If I rewrite that problem differently, the difficulty becomes easier to see, even if we are no closer to solving it:

\[\begin{align} &6p \div 2p \\ &= 6 \times p \div 2 \times p \\ &= 3p^2 \end{align}\]

If we apply BIDMAS strictly in this example, we do end up with $3p^2$, which is probably not what was originally meant. I would argue that most often when someone writes $6p \div 2p$ what they really mean is $6p \div (2p)$, to which the answer is, unambiguously, $3$. Here's the thing: this kind of thinking makes me happy. I am perpetually thrilled that even facile and seemingly obvious problems contain ambiguity and uncertainty. Most people, who have read a little maths, think that uncertainty is absent from mathematics and this is to misrepresent the subject as though every problem in the world is a binary yes/no decision. Right or wrong. Mathematics is the way to get a solid handle on *a priori* (logical) thinking. Of course, with the arrival of statistics, data analysis and game theory, mathematics also takes a big run on *a posteriori* (empirical) thinking as well. There is something here for everyone.

Difficult things become easier with familiarity. If you practise a piece of music, your playing becomes more fluent and fun. if you read a lot, your writing becomes better and is more enjoyable for others to read. If you do a lot of mathematics, then it too becomes more accessible, understandable and fun.

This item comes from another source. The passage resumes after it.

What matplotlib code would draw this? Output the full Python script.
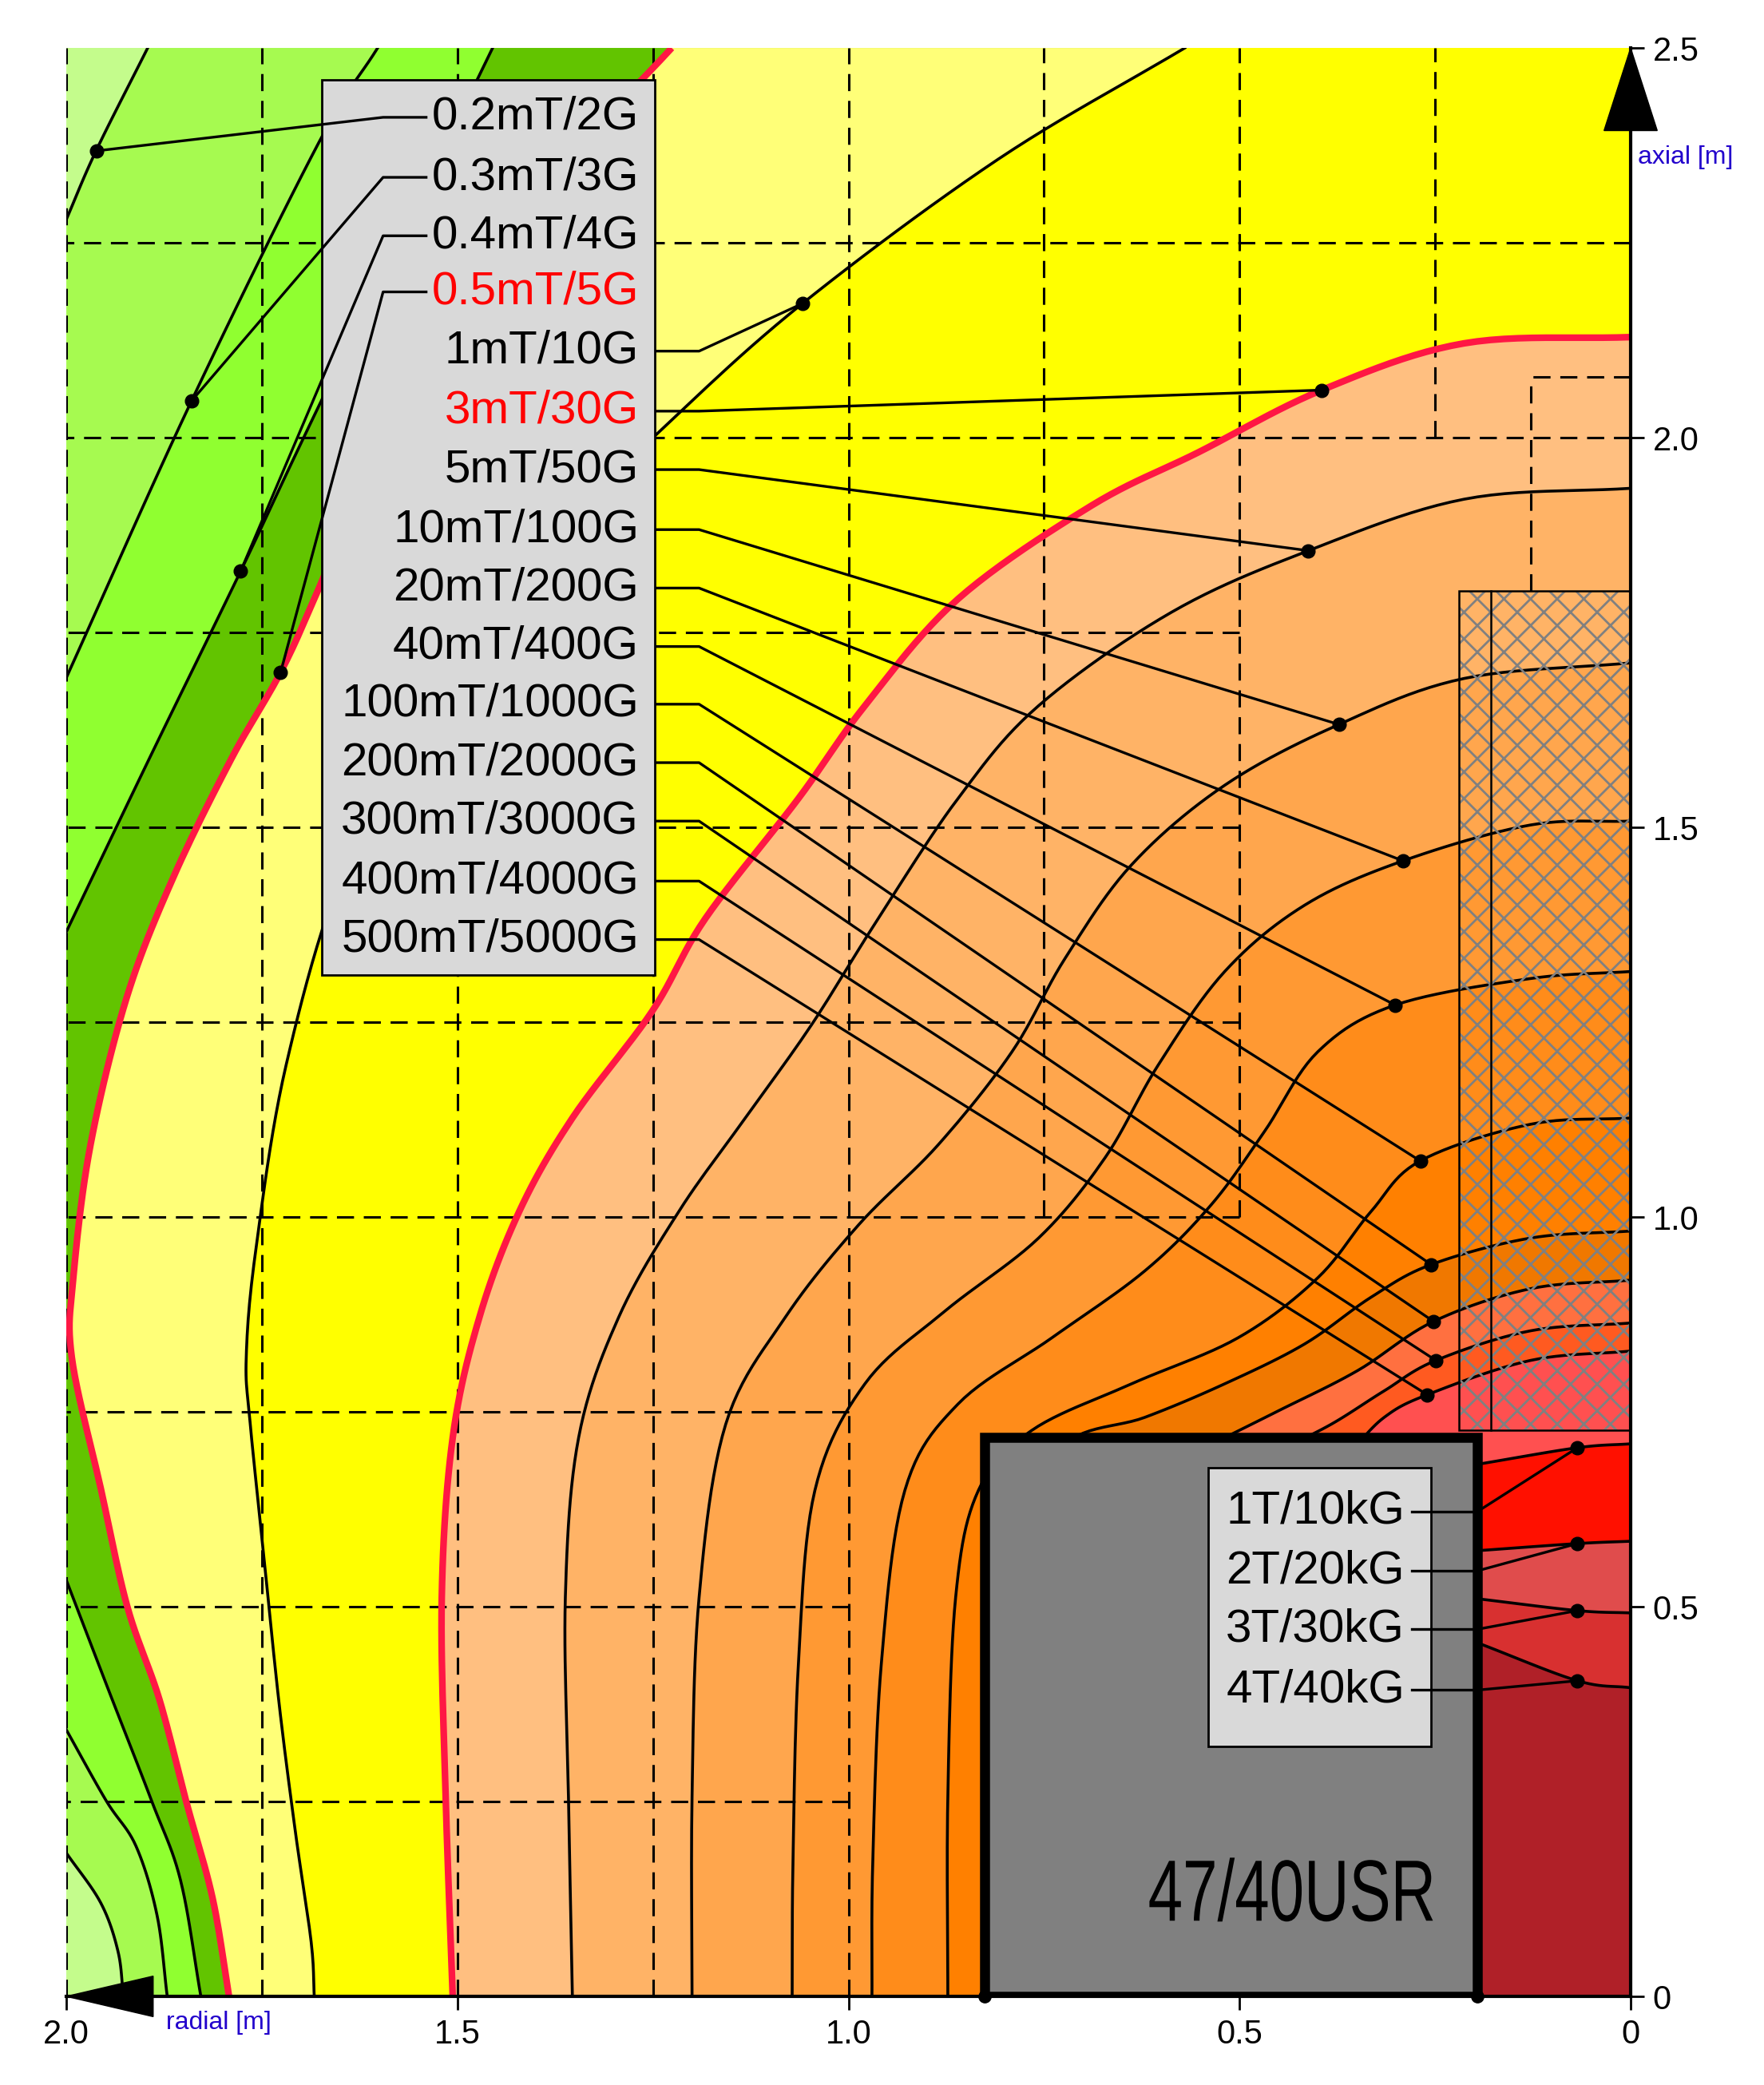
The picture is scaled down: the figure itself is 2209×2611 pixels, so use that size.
import matplotlib
matplotlib.use("Agg")
import matplotlib.pyplot as plt
import numpy as np
from matplotlib.patches import Polygon, Rectangle, PathPatch
from matplotlib.textpath import TextPath
from matplotlib.font_manager import FontProperties
from matplotlib.transforms import Affine2D, IdentityTransform

# ---------------- data (r [m], z [m]) ----------------
levels = ["0.2mT/2G", "0.3mT/3G", "0.4mT/4G", "0.5mT/5G", "1mT/10G", "3mT/30G", "5mT/50G",
          "10mT/100G", "20mT/200G", "40mT/400G", "100mT/1000G", "200mT/2000G", "300mT/3000G",
          "400mT/4000G", "500mT/5000G", "1T/10kG", "2T/20kG", "3T/30kG", "4T/40kG"]
fill_colors = ["#a6fa50", "#90ff30", "#62c400", "#ffff78", "#ffff00", "#ffbf80", "#ffb366",
               "#ffa64d", "#ff9933", "#ff8c1a", "#ff8000", "#f07800", "#ff7040", "#ff5a20",
               "#ff5050", "#ff1000", "#e04c4c", "#d83030", "#b02028"]
background_color = "#c4fc8c"
red_levels = ["0.5mT/5G", "3mT/30G"]
# contours whose last point is hidden under the magnet (not smoothed)
hidden_tail = ["200mT/2000G", "300mT/3000G", "400mT/4000G", "500mT/5000G",
               "1T/10kG", "2T/20kG", "3T/30kG", "4T/40kG"]

contours = [
    [[(1.896, 2.5), (1.962, 2.368), (2.0, 2.28)],
     [(2.0, 0.184), (1.956, 0.120), (1.934, 0.058), (1.927, 0.0)]],
    [[(1.602, 2.5), (1.677, 2.379), (1.840, 2.047), (2.0, 1.692)],
     [(2.0, 0.342), (1.949, 0.251), (1.911, 0.193), (1.884, 0.104), (1.871, 0.0)]],
    [[(1.455, 2.5), (1.677, 2.041), (1.777, 1.829), (1.894, 1.588), (2.0, 1.366)],
     [(2.0, 0.534), (1.946, 0.393), (1.891, 0.251), (1.854, 0.149), (1.828, 0.0)]],
    [[(1.226, 2.5), (1.404, 2.305), (1.574, 2.049), (1.677, 1.807), (1.726, 1.699), (1.789, 1.588),
      (1.864, 1.434), (1.923, 1.281), (1.969, 1.093), (1.991, 0.922), (1.993, 0.820), (1.956, 0.652),
      (1.922, 0.500), (1.881, 0.381), (1.847, 0.251), (1.813, 0.126), (1.792, 0.0)]],
    [[(0.570, 2.5), (0.809, 2.357), (1.059, 2.172), (1.234, 2.015), (1.370, 1.878), (1.523, 1.673),
      (1.643, 1.452), (1.719, 1.195), (1.758, 0.956), (1.770, 0.820), (1.765, 0.736), (1.748, 0.570),
      (1.728, 0.376), (1.707, 0.210), (1.687, 0.070), (1.683, 0.0)]],
    [[(0.0, 2.129), (0.213, 2.121), (0.395, 2.061), (0.553, 1.981), (0.689, 1.913), (0.860, 1.793),
      (0.979, 1.656), (1.064, 1.537), (1.183, 1.383), (1.251, 1.264), (1.353, 1.127), (1.421, 1.007),
      (1.472, 0.871), (1.506, 0.717), (1.520, 0.512), (1.515, 0.256), (1.506, 0.0)]],
    [[(0.0, 1.935), (0.213, 1.921), (0.412, 1.855), (0.587, 1.776), (0.757, 1.656), (0.860, 1.537),
      (0.962, 1.383), (1.047, 1.247), (1.132, 1.127), (1.217, 1.007), (1.294, 0.871), (1.345, 0.717),
      (1.362, 0.512), (1.358, 0.256), (1.353, 0.0)]],
    [[(0.0, 1.711), (0.213, 1.691), (0.373, 1.632), (0.519, 1.554), (0.638, 1.452), (0.723, 1.332),
      (0.791, 1.212), (0.885, 1.093), (0.987, 0.990), (1.081, 0.871), (1.157, 0.734), (1.191, 0.512),
      (1.2, 0.256), (1.2, 0.0)]],
    [[(0.0, 1.508), (0.128, 1.503), (0.291, 1.457), (0.417, 1.400), (0.519, 1.315), (0.604, 1.195),
      (0.672, 1.076), (0.757, 0.973), (0.877, 0.879), (0.979, 0.786), (1.043, 0.649), (1.064, 0.427),
      (1.071, 0.171), (1.072, 0.0)]],
    [[(0.0, 1.315), (0.128, 1.306), (0.301, 1.272), (0.4, 1.212), (0.468, 1.110), (0.536, 1.016),
      (0.621, 0.931), (0.740, 0.845), (0.860, 0.760), (0.928, 0.649), (0.958, 0.427), (0.969, 0.171),
      (0.970, 0.0)]],
    [[(0.0, 1.127), (0.128, 1.119), (0.269, 1.072), (0.332, 1.007), (0.4, 0.922), (0.502, 0.845),
      (0.638, 0.786), (0.766, 0.726), (0.834, 0.649), (0.863, 0.512), (0.873, 0.256), (0.873, 0.0)]],
    [[(0.0, 0.982), (0.128, 0.973), (0.255, 0.939), (0.332, 0.897), (0.417, 0.837), (0.519, 0.786),
      (0.621, 0.743), (0.723, 0.709), (0.791, 0.598), (0.791, 0.0)]],
    [[(0.0, 0.919), (0.128, 0.908), (0.252, 0.866), (0.349, 0.803), (0.451, 0.751), (0.553, 0.700),
      (0.638, 0.0)]],
    [[(0.0, 0.864), (0.128, 0.854), (0.249, 0.816), (0.315, 0.777), (0.383, 0.734), (0.451, 0.700),
      (0.468, 0.0)]],
    [[(0.0, 0.828), (0.128, 0.816), (0.260, 0.772), (0.315, 0.743), (0.357, 0.700), (0.383, 0.0)]],
    [[(0.0, 0.709), (0.068, 0.704), (0.194, 0.683), (0.3, 0.0)]],
    [[(0.0, 0.584), (0.068, 0.581), (0.194, 0.572), (0.3, 0.0)]],
    [[(0.0, 0.492), (0.068, 0.495), (0.194, 0.510), (0.3, 0.0)]],
    [[(0.0, 0.396), (0.068, 0.405), (0.194, 0.453), (0.3, 0.0)]],
]

legend1_z = [2.411, 2.334, 2.259, 2.187, 2.111, 2.034, 1.959, 1.882, 1.807, 1.732, 1.658,
             1.583, 1.508, 1.431, 1.356]
legend1_dots = [(1.961, 2.368), (1.840, 2.047), (1.777, 1.829), (1.726, 1.699), (1.059, 2.172),
                (0.395, 2.061), (0.412, 1.855), (0.373, 1.632), (0.291, 1.457), (0.301, 1.272),
                (0.269, 1.072), (0.255, 0.939), (0.252, 0.866), (0.249, 0.816), (0.260, 0.772)]
legend2_z = [0.622, 0.546, 0.471, 0.393]
legend2_dots = [(0.068, 0.704), (0.068, 0.581), (0.068, 0.495), (0.068, 0.405)]

magnet_r = (0.196, 0.826)
magnet_z = 0.717
magnet_name = "47/40USR"
cryo_r = (0.0, 0.219)
cryo_z = (0.726, 1.803)

x_ticks = [2.0, 1.5, 1.0, 0.5, 0.0]
x_ticklabels = ["2.0", "1.5", "1.0", "0.5", "0"]
y_ticks = [0.0, 0.5, 1.0, 1.5, 2.0, 2.5]
y_ticklabels = ["0", "0.5", "1.0", "1.5", "2.0", "2.5"]


def smooth(seg, n=12):
    """Catmull-Rom rendering of a read polyline (passes through every read point)."""
    p = np.asarray(seg, float)
    if len(p) < 3:
        return p
    ext = np.vstack([2 * p[0] - p[1], p, 2 * p[-1] - p[-2]])
    out = []
    for i in range(1, len(ext) - 2):
        p0, p1, p2, p3 = ext[i - 1], ext[i], ext[i + 1], ext[i + 2]
        for t in np.linspace(0, 1, n, endpoint=False):
            t2, t3 = t * t, t * t * t
            out.append(0.5 * ((2 * p1) + (-p0 + p2) * t + (2 * p0 - 5 * p1 + 4 * p2 - p3) * t2
                              + (-p0 + 3 * p1 - 3 * p2 + p3) * t3))
    out.append(p[-1])
    return np.array(out)


def render(name, seg):
    if name in hidden_tail:
        return np.vstack([smooth(seg[:-1]), [seg[-1]]])
    return smooth(seg)


plt.rcParams['font.family'] = ['Liberation Sans', 'DejaVu Sans']
plt.rcParams['hatch.linewidth'] = 2.0
fig = plt.figure(figsize=(22.09, 26.11), dpi=100)
ax = fig.add_axes([0.0376, 0.0425, 0.8868, 0.9345])
ax.set_xlim(2.0, 0.0)
ax.set_ylim(0.0, 2.5)
ax.set_facecolor(background_color)
for s in ["top", "left"]:
    ax.spines[s].set_visible(False)
ax.spines["right"].set_linewidth(3)
ax.spines["bottom"].set_linewidth(3)
ax.spines["right"].set_zorder(20)
ax.spines["bottom"].set_zorder(20)
ax.yaxis.tick_right()
ax.set_xticks(x_ticks)
ax.set_xticklabels(x_ticklabels)
ax.set_yticks(y_ticks)
ax.set_yticklabels(y_ticklabels)
ax.tick_params(axis="both", labelsize=30, width=2, length=12, pad=8)

smoothed = [[render(name, seg) for seg in segs] for name, segs in zip(levels, contours)]

for segs, col in zip(smoothed, fill_colors):
    pts = np.vstack(segs)
    if pts[0][1] >= 2.5:
        pts = np.vstack([pts, [(0.0, 0.0), (0.0, 2.5)]])
    else:
        pts = np.vstack([pts, [(0.0, 0.0)]])
    ax.add_patch(Polygon(pts, closed=True, facecolor=col, edgecolor="none", zorder=1))

dash = dict(color="black", lw=2.2, ls=(0, (7, 4)), zorder=3)
ax.plot([0, 2], [2.25, 2.25], **dash)
ax.plot([0, 2], [2.0, 2.0], **dash)
for z in [1.75, 1.5, 1.25, 1.0]:
    ax.plot([0.5, 2], [z, z], **dash)
for z in [0.75, 0.5, 0.25]:
    ax.plot([1.0, 2], [z, z], **dash)
for r in [2.0, 1.75, 1.5, 1.25, 1.0]:
    ax.plot([r, r], [0, 2.5], **dash)
for r in [0.75, 0.5]:
    ax.plot([r, r], [1.0, 2.5], **dash)
ax.plot([0.25, 0.25], [2.0, 2.5], **dash)
ax.plot([0.0, 0.128], [2.078, 2.078], **dash)
ax.plot([0.128, 0.128], [1.803, 2.078], **dash)

for name, segs in zip(levels, smoothed):
    for seg in segs:
        if name in red_levels:
            ax.plot(seg[:, 0], seg[:, 1], color="#ff1744", lw=6, zorder=5, solid_capstyle="butt")
        else:
            ax.plot(seg[:, 0], seg[:, 1], color="black", lw=2.6, zorder=4)

ax.add_patch(Rectangle((cryo_r[0], cryo_z[0]), cryo_r[1] - cryo_r[0], cryo_z[1] - cryo_z[0],
                       facecolor="none", edgecolor="#808080", hatch="x", lw=0, zorder=6))
ax.add_patch(Rectangle((cryo_r[0], cryo_z[0]), cryo_r[1] - cryo_r[0], cryo_z[1] - cryo_z[0],
                       facecolor="none", edgecolor="black", lw=1.8, zorder=6))
ax.plot([0.179, 0.179], [cryo_z[0], cryo_z[1]], color="black", lw=1.8, zorder=6)

ax.add_patch(Rectangle((magnet_r[0], 0), magnet_r[1] - magnet_r[0], magnet_z,
                       facecolor="#808080", edgecolor="black", lw=9, zorder=8))
# condensed magnet name (narrow, tall type as in the original)
tp = TextPath((0, 0), magnet_name, size=100, prop=FontProperties(family="Liberation Sans"))
bb = tp.get_extents()
cx, cy = ax.transData.transform((0.434, 0.137))
sx = 355.0 / bb.width
sy = 80.0 / bb.height
tr = Affine2D().translate(-(bb.x0 + bb.width / 2), -(bb.y0 + bb.height / 2)).scale(sx, sy).translate(cx, cy)
ax.add_patch(PathPatch(tr.transform_path(tp), transform=IdentityTransform(), facecolor="black",
                       edgecolor="none", zorder=9))
ax.plot([magnet_r[1], magnet_r[0]], [0, 0], "o", color="black", ms=11, zorder=21, clip_on=False)

ax.add_patch(Rectangle((1.248, 1.311), 1.673 - 1.248, 2.459 - 1.311,
                       facecolor="#d9d9d9", edgecolor="black", lw=2, zorder=10))
for i, (name, z, dot) in enumerate(zip(levels[:15], legend1_z, legend1_dots)):
    col = "#ff0000" if name in red_levels else "black"
    ax.text(1.268, z, name, fontsize=42, ha="right", va="center", color=col, zorder=12)
    if i < 4:
        ax.plot([1.54, 1.595, dot[0]], [z, z, dot[1]], color="black", lw=2.4, zorder=13)
    else:
        ax.plot([1.262, 1.191, dot[0]], [z, z, dot[1]], color="black", lw=2.4, zorder=7)
    ax.plot(dot[0], dot[1], "o", color="black", ms=12, zorder=13)

ax.add_patch(Rectangle((0.255, 0.321), 0.540 - 0.255, 0.678 - 0.321,
                       facecolor="#d9d9d9", edgecolor="black", lw=2, zorder=10))
for name, z, dot in zip(levels[15:], legend2_z, legend2_dots):
    ax.text(0.289, z, name, fontsize=42, ha="right", va="center", color="black", zorder=12)
    ax.plot([0.28, 0.196], [z, z], color="black", lw=2.4, zorder=12)
    ax.plot([0.196, dot[0]], [z, dot[1]], color="black", lw=2.4, zorder=7)
    ax.plot(dot[0], dot[1], "o", color="black", ms=12, zorder=7)

ax.add_patch(Polygon([(0.034, 2.394), (-0.034, 2.394), (0.0, 2.5)], closed=True,
                     facecolor="black", edgecolor="black", clip_on=False, zorder=22))
ax.add_patch(Polygon([(1.889, 0.026), (1.889, -0.026), (2.0, 0.0)], closed=True,
                     facecolor="black", edgecolor="black", clip_on=False, zorder=22))
ax.text(-0.009, 2.36, "axial [m]", fontsize=23, color="#2200cc", ha="left", va="center",
        clip_on=False)
ax.text(1.872, -0.034, "radial [m]", fontsize=23, color="#2200cc", ha="left", va="center",
        clip_on=False)

fig.savefig("out.png", dpi=100)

All that is required is determination and a little bit of self-belief. If you don't particularly want to learn Maths, then this is what psychologists call a self-fulfilling prophesy. You will be right, and that also, is okay. There are many things I have given up on trying to learn due to there not being enough time to learn everything. Just be honest about what you want. Don't try to learn mathematics because you think you ought to, or because someone else says you should, because you will find it a depressing and difficult and thankless task.

This site represents a bringing together of some of the things I have learned about learning over the past 60 odd years and I am putting it out there so that others can benefit from the few things I have gleaned. If this is of no interest to you, please move swiftly onward, if not, then I hope you find it helpful.